Trip 19 - Marshfield And Irasburg

I'm stretching the concept of The Trip Singularity a bit since today's post is about 2 towns on 2 separate days, but this is the inaugural 251 Club event with Ericka (sans Neptune this one time) and it's during one of her visits from PDX, so what the hell.


We visited Marshfield yesterday and had a little difficulty getting the Dogz back in the 251 groove what with the excitement of meeting Olive, our Guest Star.

We meandered down from The Fortress of Solitude through places like Peacham and Groton...


Water is pretty high in a lot of places around the state, including this spot on Rt 232 south of Groton State Forest.

After that, we headed up to our quasi-goal (history, demographics):

The story of this town's origins is buried in the early records of the Vermont Governor and Council. In the 1780's, when Vermont was trying to strengthen her bargaining position with the Congress, she established "unions" with towns in New York and New Hampshire, areas in the two states that Vermont attempted to annex. Vermont's claims to territory west of Lake Champlain and east of the Connecticut River were spurious, but they did accomplish the young republic's objective: being noticed by the other states. At one point someone suggested that it might not be a bad idea to have the Natives on Vermont's side, so a grant of land, located in the Western, or New York, Union, was made to the Stockbridge tribe of the Mohawks.

The Stockbridge Mohawks had been converted to Christianity in the 1600's by John Eliot, and their community in Stockbridge, Massachusetts, was one of the earliest of what were referred to as "praying towns." Having been persuaded that they should forswear their old ways of life and stop making war on the white man, they were dispossessed from their Massachusetts lands rather early. The tribe had scattered through New York state and for many years had tried to get another grant of land for a permanent home.

On the other hand, Vermont's grant to the Stockbridge tribe in 1782 was as illegal as it was peculiar. The grant covered territory which was entirely within New York. In addition, the grant stipulated that the land could not be sold under any circumstances. However, they did sell and, furthermore, they found a buyer who was able to convince the Vermont Governor and Council to switch the grant to cover land that was within Vermont's boundaries.

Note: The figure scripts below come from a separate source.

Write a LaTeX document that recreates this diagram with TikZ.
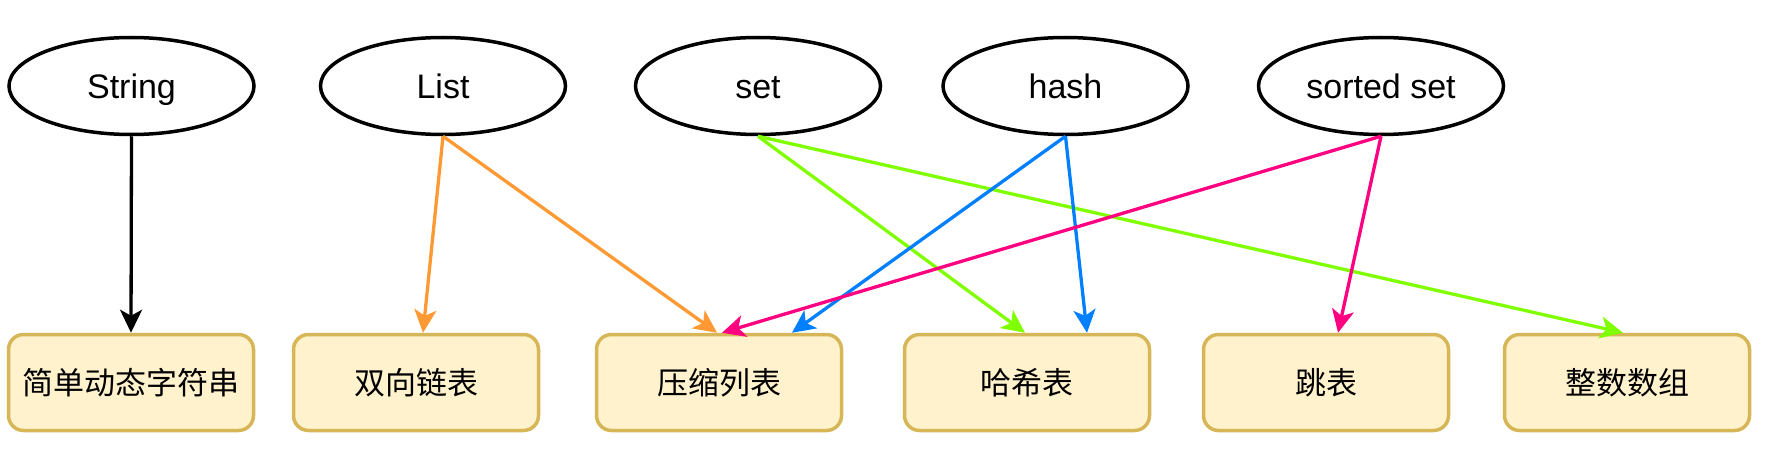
\documentclass[tikz,border=0pt]{standalone}
\usepackage{fontspec}
\setmainfont{Liberation Sans}
\newfontfamily\cjk{Noto Sans CJK SC}
\usetikzlibrary{arrows.meta,shapes.geometric}
\definecolor{cOrange}{HTML}{FF9933}
\definecolor{cGreen}{HTML}{80FF00}
\definecolor{cBlue}{HTML}{007FFF}
\definecolor{cPink}{HTML}{FF0080}
\definecolor{boxFill}{HTML}{FFF2CC}
\definecolor{boxBorder}{HTML}{D6B656}
\begin{document}
\begin{tikzpicture}[x=1pt,y=-1pt,
 typenode/.style={draw=black, line width=3.5pt, ellipse, minimum width=245pt, minimum height=97pt, inner sep=0pt, font=\fontsize{34}{40}\selectfont, text height=24.5pt, text depth=0pt},
 implbox/.style={draw=boxBorder, fill=boxFill, line width=3.5pt, rounded corners=15pt, minimum width=245pt, minimum height=96pt, inner sep=0pt, font=\cjk\fontsize{31}{36}\selectfont, text height=23.5pt, text depth=0pt},
 link/.style={line width=3.3pt, -{Stealth[length=23pt,width=22pt,inset=6pt]}}
]
\useasboundingbox (0,0) rectangle (1766,460);

\node[typenode] (str) at (131.5,86) {String};
\node[typenode] (lst) at (443,86) {List};
\node[typenode] (set) at (758,86) {set};
\node[typenode] (hsh) at (1065.5,86) {hash};
\node[typenode] (zst) at (1381,86) {sorted set};

\node[implbox] (b1) at (131,382.5) {简单动态字符串};
\node[implbox] (b2) at (416,382.5) {双向链表};
\node[implbox] (b3) at (719,382.5) {压缩列表};
\node[implbox] (b4) at (1027,382.5) {哈希表};
\node[implbox] (b5) at (1326,382.5) {跳表};
\node[implbox] (b6) at (1627,382.5) {整数数组};

\draw[link, black] (str.south) -- (b1.north);
\draw[link, cOrange] (lst.south) -- ([xshift=7pt]b2.north);
\draw[link, cOrange] (lst.south) -- ([xshift=-2pt]b3.north);
\draw[link, cGreen] (set.south) -- ([xshift=-2pt]b4.north);
\draw[link, cGreen] (set.south) -- ([xshift=-4pt]b6.north);
\draw[link, cBlue] (hsh.south) -- ([xshift=73pt]b3.north);
\draw[link, cBlue] (hsh.south) -- ([xshift=60pt]b4.north);
\draw[link, cPink] (zst.south) -- ([xshift=3pt]b3.north);
\draw[link, cPink] (zst.south) -- ([xshift=12pt]b5.north);
\end{tikzpicture}
\end{document}
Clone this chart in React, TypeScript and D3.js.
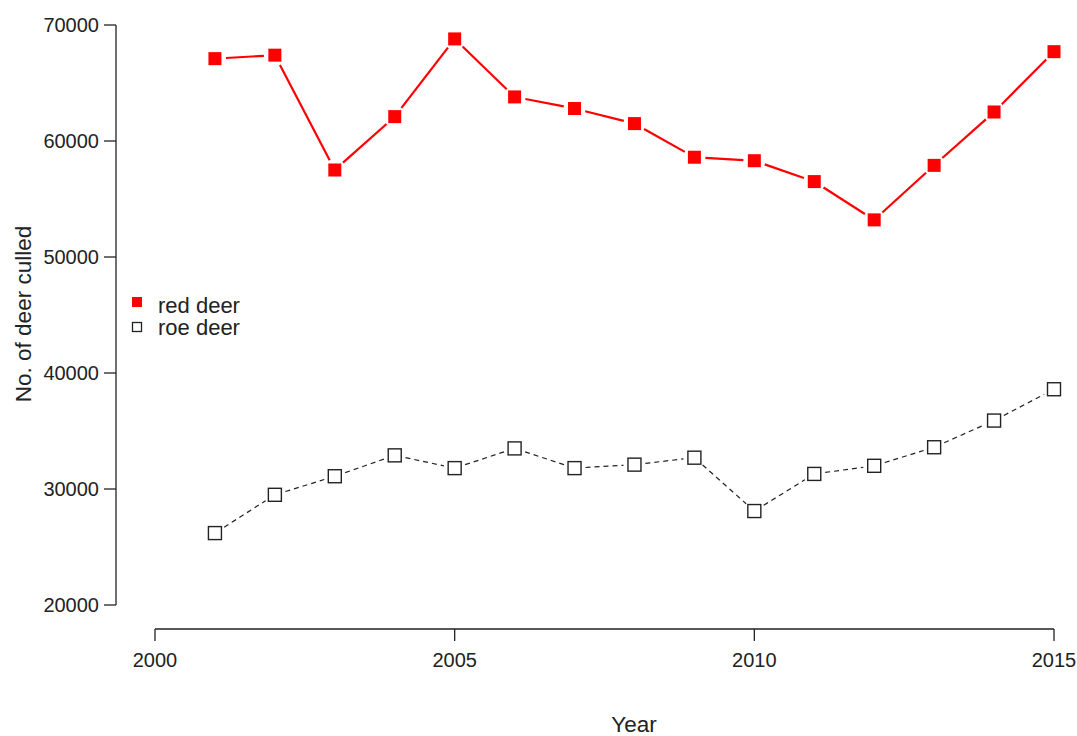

So here's our official shot for Marshfield.  Close enough for gummint work. 


Olive was a cute little girl who was intimidated at first by the Dogz, but then grabbed a stick and taunted them--Mex sucks at Takeaway and Kayla was more interested in sniffing around the flooding river, but I played Fetch a little while. 

After Marshfield we decided to head over to the Dog Chapel in St Jay since the weather continued to be unexpectedly nice...


The Dogz totally thought these sculptures were real canines at first, getting their hackles up, sniffing butts, etc. 


Mex then decided to leave a message for future visitors. 


The Chapel is almost totally full of remembrances now--I have yet to put up any for Saffy or Rinnie, but I should probably hurry before there's no more room. 


I got E this Stephen Huneck print at the gift shop because it reminded me of how we'll have 3 dogz in a few months.  Neppy likes the water while Mex and Kayla don't, so this was a perfect representation of the expanded Pack.  She's got a good place to display it in her apt on the Left Coast for now and then she'll bring it home to Vermont in July when we're all together. 


Speaking of Neptune, he's a bit jealous that he's stuck in Oregon and missing all the fun this weekend. 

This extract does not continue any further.